#### DATASET ####

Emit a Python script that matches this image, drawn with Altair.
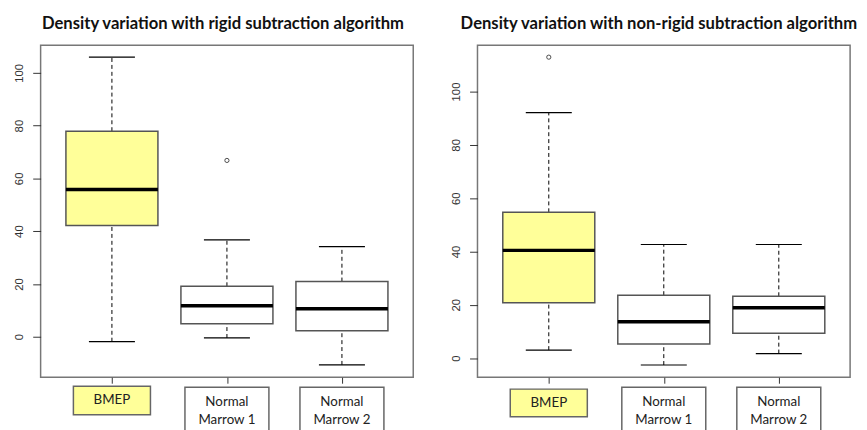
import altair as alt
import pandas as pd

categories = ["BMEP", "Normal Marrow 1", "Normal Marrow 2"]
positions = [1, 2, 3]
label_line1 = ["BMEP", "Normal", "Normal"]
label_line2 = ["", "Marrow 1", "Marrow 2"]
y_ticks = [0, 20, 40, 60, 80, 100]

# rigid subtraction
rigid_low = [-1.9, -0.5, -10.7]
rigid_q1 = [42.1, 4.9, 2.2]
rigid_med = [55.8, 11.7, 10.6]
rigid_q3 = [77.9, 19.1, 20.9]
rigid_high = [106.0, 36.7, 34.1]
rigid_out_pos = [2]
rigid_out_val = [66.8]
rigid_domain = [-15.4, 110.5]

# non-rigid subtraction
nonrigid_low = [3.0, -2.6, 1.7]
nonrigid_q1 = [20.8, 5.3, 9.3]
nonrigid_med = [40.4, 13.6, 18.9]
nonrigid_q3 = [54.7, 23.6, 23.2]
nonrigid_high = [92.1, 42.6, 42.6]
nonrigid_out_pos = [1]
nonrigid_out_val = [112.9]
nonrigid_domain = [-7.2, 117.4]

YELLOW = "#FFFF99"
FONT = "Lato"


def panel(title, low, q1, med, q3, high, out_pos, out_val, domain, bmep_off, title_dx):
    df = pd.DataFrame({
        "cat": categories, "pos": positions, "low": low, "q1": q1, "med": med,
        "q3": q3, "high": high, "l1": label_line1, "l2": label_line2,
    })
    df["bl"] = df["pos"] - 0.4
    df["br"] = df["pos"] + 0.4
    df["cl"] = df["pos"] - 0.2
    df["cr"] = df["pos"] + 0.2
    df["ybase"] = domain[0]
    df["fill"] = [YELLOW if c == "BMEP" else "white" for c in categories]
    df["lw"] = [0.335 if c == "BMEP" else 0.365 for c in categories]
    df["ll"] = df["pos"] - df["lw"]
    df["lr"] = df["pos"] + df["lw"]
    odf = pd.DataFrame({"pos": out_pos, "val": out_val})

    xs = alt.Scale(domain=[0.38, 3.62], nice=False, zero=False)
    ys = alt.Scale(domain=domain, nice=False, zero=False)
    xax = alt.Axis(values=positions, labels=False, title=None, domain=False,
                   grid=False, tickSize=6, tickColor="#333", tickWidth=1)
    yax = alt.Axis(values=y_ticks, title=None, domain=False, grid=False,
                   tickSize=8, tickColor="#333", tickWidth=1, labelAngle=-90,
                   labelAlign="center", labelBaseline="bottom", labelPadding=8,
                   labelFont="Liberation Sans", labelFontSize=11.5, labelColor="#333")

    base = alt.Chart(df)
    whisk_hi = base.mark_rule(color="black", strokeWidth=1, strokeDash=[4, 3]).encode(
        x=alt.X("pos:Q", scale=xs, axis=xax), y=alt.Y("q3:Q", scale=ys, axis=yax), y2="high:Q")
    whisk_lo = base.mark_rule(color="black", strokeWidth=1, strokeDash=[4, 3]).encode(
        x="pos:Q", y="low:Q", y2="q1:Q")
    cap_hi = base.mark_rule(color="black", strokeWidth=1.2).encode(x="cl:Q", x2="cr:Q", y="high:Q")
    cap_lo = base.mark_rule(color="black", strokeWidth=1.2).encode(x="cl:Q", x2="cr:Q", y="low:Q")
    box = base.mark_rect(stroke="#555", strokeWidth=1.5).encode(
        x="bl:Q", x2="br:Q", y="q1:Q", y2="q3:Q",
        fill=alt.Fill("fill:N", scale=None))
    median = base.mark_rule(color="black", strokeWidth=3.5).encode(x="bl:Q", x2="br:Q", y="med:Q")
    outl = alt.Chart(odf).mark_point(shape="circle", filled=False, color="black",
                                      size=18, strokeWidth=1).encode(x="pos:Q", y="val:Q")

    bmep = base.transform_filter(alt.datum.cat == "BMEP")
    norm = base.transform_filter(alt.datum.cat != "BMEP")
    lab_b = bmep.mark_rect(clip=False, stroke="#666", strokeWidth=1.5,
                           yOffset=bmep_off[0], y2Offset=bmep_off[1]).encode(
        x="ll:Q", x2="lr:Q", y="ybase:Q", y2="ybase:Q", fill=alt.Fill("fill:N", scale=None))
    lab_n = norm.mark_rect(clip=False, stroke="#666", strokeWidth=1.5,
                           yOffset=10, y2Offset=70).encode(
        x="ll:Q", x2="lr:Q", y="ybase:Q", y2="ybase:Q", fill=alt.Fill("fill:N", scale=None))
    txt_b = bmep.mark_text(font=FONT, fontSize=13.5, color="#222", baseline="middle",
                           yOffset=(bmep_off[0] + bmep_off[1]) / 2).encode(
        x="pos:Q", y="ybase:Q", text="l1:N")
    txt_n1 = norm.mark_text(font=FONT, fontSize=13.5, color="#222", baseline="middle",
                            yOffset=25).encode(x="pos:Q", y="ybase:Q", text="l1:N")
    txt_n2 = norm.mark_text(font=FONT, fontSize=13.5, color="#222", baseline="middle",
                            yOffset=43).encode(x="pos:Q", y="ybase:Q", text="l2:N")

    return alt.layer(whisk_hi, whisk_lo, cap_hi, cap_lo, box, median, outl,
                     lab_b, lab_n, txt_b, txt_n1, txt_n2).properties(
        width=377, height=336,
        title=alt.TitleParams(title, font=FONT, fontSize=16.8, fontWeight="bold",
                              color="#111", anchor="middle", offset=13, dx=title_dx))


left = panel("Density variation with rigid subtraction algorithm", rigid_low, rigid_q1,
             rigid_med, rigid_q3, rigid_high, rigid_out_pos, rigid_out_val, rigid_domain,
             (9, 38), -4)
right = panel("Density variation with non-rigid subtraction algorithm", nonrigid_low, nonrigid_q1,
              nonrigid_med, nonrigid_q3, nonrigid_high, nonrigid_out_pos, nonrigid_out_val,
              nonrigid_domain, (12, 40), -5)

chart = alt.hconcat(left, right, spacing=36).properties(
    padding={"left": 5, "top": 4, "right": 0, "bottom": 0}
).configure_view(stroke="#777", strokeWidth=1.5)

chart.save("out.html", embed_options={"renderer": "svg", "actions": False})
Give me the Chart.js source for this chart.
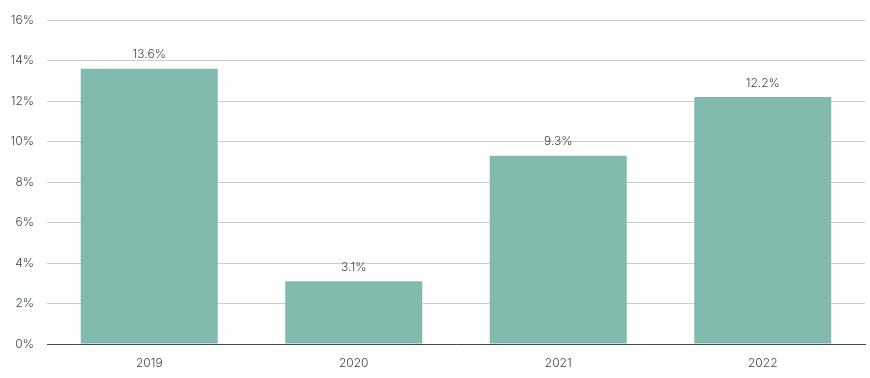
<!DOCTYPE html>
<html>
<head>
<meta charset="utf-8">
<script src="https://cdn.jsdelivr.net/npm/chart.js@4"></script>
<style>
  html, body { margin: 0; padding: 0; background: #fff; }
  #wrap { width: 870px; height: 378px; }
</style>
</head>
<body>
<div id="wrap"><canvas id="chart"></canvas></div>
<script>
"use strict";
const years = ['2019', '2020', '2021', '2022'];
const growth = [13.6, 3.1, 9.3, 12.2];
const barColor = '#82bbad';
const textColor = '#3b4848';

// draw the value above each bar
const valueLabels = {
    id: 'valueLabels',
    afterDatasetsDraw(chart) {
        const ctx = chart.ctx;
        const meta = chart.getDatasetMeta(0);
        ctx.save();
        ctx.font = '300 12px Inter, sans-serif';
        ctx.fillStyle = textColor;
        ctx.textAlign = 'center';
        ctx.textBaseline = 'middle';
        meta.data.forEach((bar, i) => {
            ctx.fillText(growth[i].toFixed(1) + '%', bar.x, bar.y - 14);
        });
        ctx.restore();
    }
};

new Chart(document.getElementById('chart'), {
    type: 'bar',
    data: {
        labels: years,
        datasets: [{
            data: growth,
            backgroundColor: barColor,
            borderWidth: 0,
            barPercentage: 0.67,
            categoryPercentage: 1
        }]
    },
    plugins: [valueLabels],
    options: {
        responsive: true,
        maintainAspectRatio: false,
        animation: false,
        layout: { padding: { top: 17, right: 5, bottom: 0, left: 0 } },
        plugins: {
            legend: { display: false },
            tooltip: { enabled: false }
        },
        scales: {
            x: {
                grid: { display: false, drawTicks: false },
                border: { display: true, color: '#3d4f4f', width: 1 },
                ticks: {
                    color: textColor,
                    font: { family: 'Inter, sans-serif', size: 12, weight: '300' },
                    padding: 12
                },
                afterFit: s => { s.height = 34; }
            },
            y: {
                min: 0,
                max: 16,
                grid: { color: '#cccccc', drawTicks: false },
                border: { display: false },
                ticks: {
                    stepSize: 2,
                    color: textColor,
                    font: { family: 'Inter, sans-serif', size: 12, weight: '300' },
                    padding: 13,
                    callback: v => v + '%'
                },
                afterFit: s => { s.width = 47; }
            }
        }
    }
});
</script>
</body>
</html>
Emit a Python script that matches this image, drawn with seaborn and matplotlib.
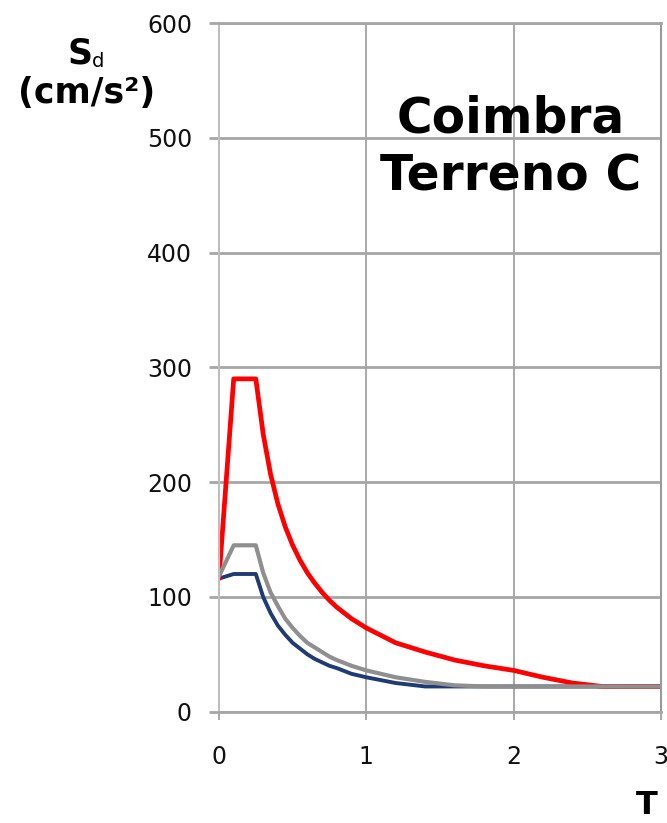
import numpy as np
import pandas as pd
import matplotlib
matplotlib.use("Agg")
import matplotlib.pyplot as plt
import seaborn as sns

sns.set_style("white")
plt.rcParams["font.family"] = ["DejaVu Sans"]
plt.rcParams["text.color"] = "black"

# === Datos ===
periodo = [0.0, 0.1, 0.25, 0.3, 0.35, 0.4, 0.45, 0.5, 0.55, 0.6, 0.65, 0.7,
           0.75, 0.8, 0.9, 1.0, 1.2, 1.4, 1.6, 1.8, 2.0, 2.2, 2.4, 2.6, 2.8, 3.0]
sd_rojo = [116, 290, 290, 242, 207, 181, 161, 145, 132, 121, 112, 104,
           97, 91, 81, 73, 60, 52, 45, 40, 36, 30, 25, 22, 22, 22]
sd_gris = [118, 145, 145, 121, 104, 92, 81, 73, 66, 60, 56, 52,
           48, 45, 40, 36, 30, 26, 23, 22, 22, 22, 22, 22, 22, 22]
sd_azul = [116, 120, 120, 100, 86, 75, 67, 60, 55, 50, 46, 43,
           40, 38, 33, 30, 25, 22, 22, 22, 22, 22, 22, 22, 22, 22]

x_ticks = [0, 1, 2, 3]
y_ticks = [0, 100, 200, 300, 400, 500, 600]

df = pd.DataFrame({"T": periodo, "rojo": sd_rojo, "gris": sd_gris, "azul": sd_azul})

# === Figura ===
fig = plt.figure(figsize=(6.67, 8.23), dpi=100)
ax = fig.add_axes([0.3283, 0.1352, 0.6627, 0.8368])

sns.lineplot(data=df, x="T", y="azul", ax=ax, color="#1F3B73", linewidth=2.8)
sns.lineplot(data=df, x="T", y="rojo", ax=ax, color="#FF0000", linewidth=3.4)
sns.lineplot(data=df, x="T", y="gris", ax=ax, color="#8F8F8F", linewidth=3.0)

ax.set_xlim(0, 3)
ax.set_ylim(0, 600)
ax.set_xticks(x_ticks)
ax.set_yticks(y_ticks)
ax.set_xlabel("")
ax.set_ylabel("")

ax.grid(True, axis="y", color="#A6A6A6", linewidth=2.0)
ax.grid(True, axis="x", color="#9A9A9A", linewidth=1.2)
ax.set_axisbelow(True)

for lado in ["top", "bottom"]:
    ax.spines[lado].set_color("#A6A6A6")
    ax.spines[lado].set_linewidth(2.0)
ax.spines["right"].set_color("#9A9A9A")
ax.spines["right"].set_linewidth(1.5)
ax.spines["left"].set_color("#BDBDBD")
ax.spines["left"].set_linewidth(1.5)

ax.tick_params(axis="x", direction="out", length=6, width=1.2, color="#9A9A9A",
               pad=18, labelsize=17, labelcolor="#111111", bottom=True)
ax.tick_params(axis="y", direction="out", length=7.5, width=2.0, color="#A6A6A6",
               pad=12, labelsize=17, labelcolor="#111111", left=True)

# === Textos ===
fig.text(0.766, 0.8384, "Coimbra", fontsize=35, fontweight="bold",
         ha="center", va="baseline", color="black")
fig.text(0.766, 0.7691, "Terreno C", fontsize=35, fontweight="bold",
         ha="center", va="baseline", color="black")

fig.text(0.120, 0.9234, "S", fontsize=25, fontweight="bold", ha="center",
         va="baseline", color="black")
fig.text(0.1380, 0.9185, "d", fontsize=14, ha="left", va="baseline", color="black")
fig.text(0.1297, 0.8748, "(cm/s²)", fontsize=25, fontweight="bold",
         ha="center", va="baseline", color="black")

fig.text(0.970, 0.011, "T", fontsize=23, fontweight="bold", ha="center",
         va="baseline", color="black")

plt.savefig("out.png", dpi=100)
plt.close()
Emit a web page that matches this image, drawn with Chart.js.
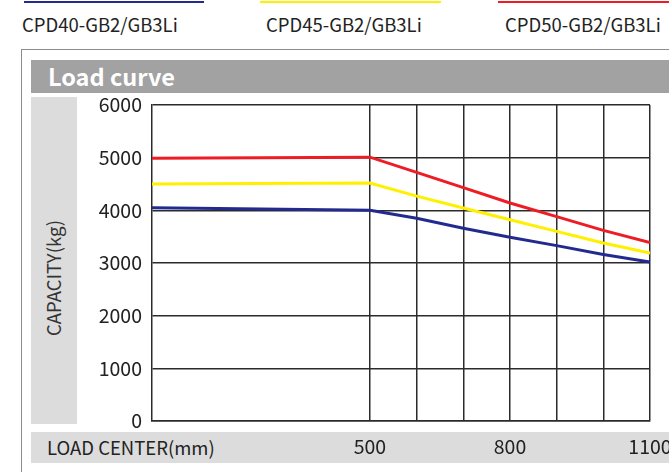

####

> [THE EXERCISE] Set down, word for word, the lines from the one holding "Give me the Chart.js source for this chart." through the one holding "const textColor = '#3b4848';". Skip the pictures.

> [REPLY]
Give me the Chart.js source for this chart.
<!DOCTYPE html>
<html>
<head>
<meta charset="utf-8">
<script src="https://cdn.jsdelivr.net/npm/chart.js@4"></script>
<style>
  html, body { margin: 0; padding: 0; background: #fff; }
  #wrap { width: 870px; height: 378px; }
</style>
</head>
<body>
<div id="wrap"><canvas id="chart"></canvas></div>
<script>
"use strict";
const years = ['2019', '2020', '2021', '2022'];
const growth = [13.6, 3.1, 9.3, 12.2];
const barColor = '#82bbad';
const textColor = '#3b4848';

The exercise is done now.